Your task:
Each line that holds the string "matplotlib" counts once; say how many such lines there are and add nothing.

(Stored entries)
---*---

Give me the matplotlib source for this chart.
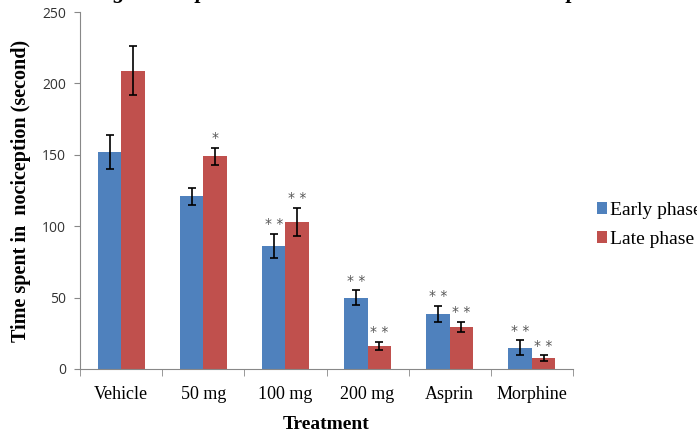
import numpy as np
import matplotlib.pyplot as plt

treatments = ['Vehicle', '50 mg', '100 mg', '200 mg', 'Asprin', 'Morphine']
early = [152, 121, 86, 50, 38.5, 15]
early_err = [12, 6, 8.5, 5, 5.5, 5]
late = [209, 149, 103, 16, 29.5, 7.5]
late_err = [17, 6, 10, 3, 3.5, 2]
early_sig = ['', '', '**', '**', '**', '**']
late_sig = ['', '*', '**', '**', '**', '**']

serif = 'Liberation Serif'
blue = '#4F81BD'
red = '#C0504D'

fig = plt.figure(figsize=(6.97, 4.32), dpi=100)
ax = fig.add_axes([0.115, 0.146, 0.707, 0.826])

x = np.arange(len(treatments))
w = 0.285
ax.bar(x - w/2, early, w, color=blue, yerr=early_err, capsize=3,
       error_kw=dict(elinewidth=1.2, capthick=1.2, ecolor='black'), label='Early phase')
ax.bar(x + w/2, late, w, color=red, yerr=late_err, capsize=3,
       error_kw=dict(elinewidth=1.2, capthick=1.2, ecolor='black'), label='Late phase')

# significance marks
for i in range(len(treatments)):
    if early_sig[i]:
        ax.text(x[i] - w/2, early[i] + early_err[i] + 2, ' '.join(early_sig[i]),
                ha='center', va='bottom', fontsize=10, color='#555555')
    if late_sig[i]:
        ax.text(x[i] + w/2, late[i] + late_err[i] + 2, ' '.join(late_sig[i]),
                ha='center', va='bottom', fontsize=10, color='#555555')

ax.set_xlim(-0.5, len(treatments) - 0.5)
ax.set_ylim(0, 250)
ax.set_yticks([0, 50, 100, 150, 200, 250])
ax.set_xticks(x)
ax.set_xticklabels(treatments, fontfamily=serif, fontsize=13)
ax.set_xticks(np.arange(len(treatments) + 1) - 0.5, minor=True)
ax.tick_params(axis='x', which='major', length=0, pad=12)
ax.tick_params(axis='x', which='minor', length=5, color='#888888')
ax.tick_params(axis='y', length=4, color='#888888', labelsize=10, labelcolor='#333333', pad=6)
for lab in ax.get_yticklabels():
    lab.set_fontfamily('Open Sans')

ax.spines['right'].set_color('none')
ax.spines['top'].set_color('none')
ax.spines['left'].set_color('#888888')
ax.spines['bottom'].set_color('#888888')

ax.set_xlabel('Treatment', fontfamily=serif, fontweight='bold', fontsize=14, labelpad=10)
ax.set_ylabel('Time spent in  nociception (second)', fontfamily=serif,
              fontweight='bold', fontsize=14.5, labelpad=8)

fig.legend(loc='upper left', bbox_to_anchor=(0.856, 0.532), frameon=False,
           prop=dict(family=serif, size=14), handlelength=0.55, handleheight=0.55,
           handletextpad=0.15, labelspacing=0.62, borderaxespad=0, borderpad=0)

# title cut off at the top edge of the original picture: only descenders show
for px, ch in [(113, 'g'), (196, 'p'), (567, 'p')]:
    fig.text(px / 697, 1 + 1.5 / 432, ch, fontfamily=serif, fontweight='bold',
             fontstyle='italic', fontsize=16, va='baseline', ha='left')

fig.savefig('out.png', dpi=100)
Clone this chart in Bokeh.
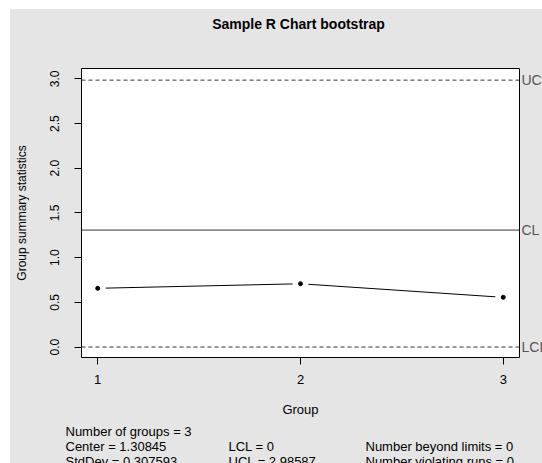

---*---

In response:
2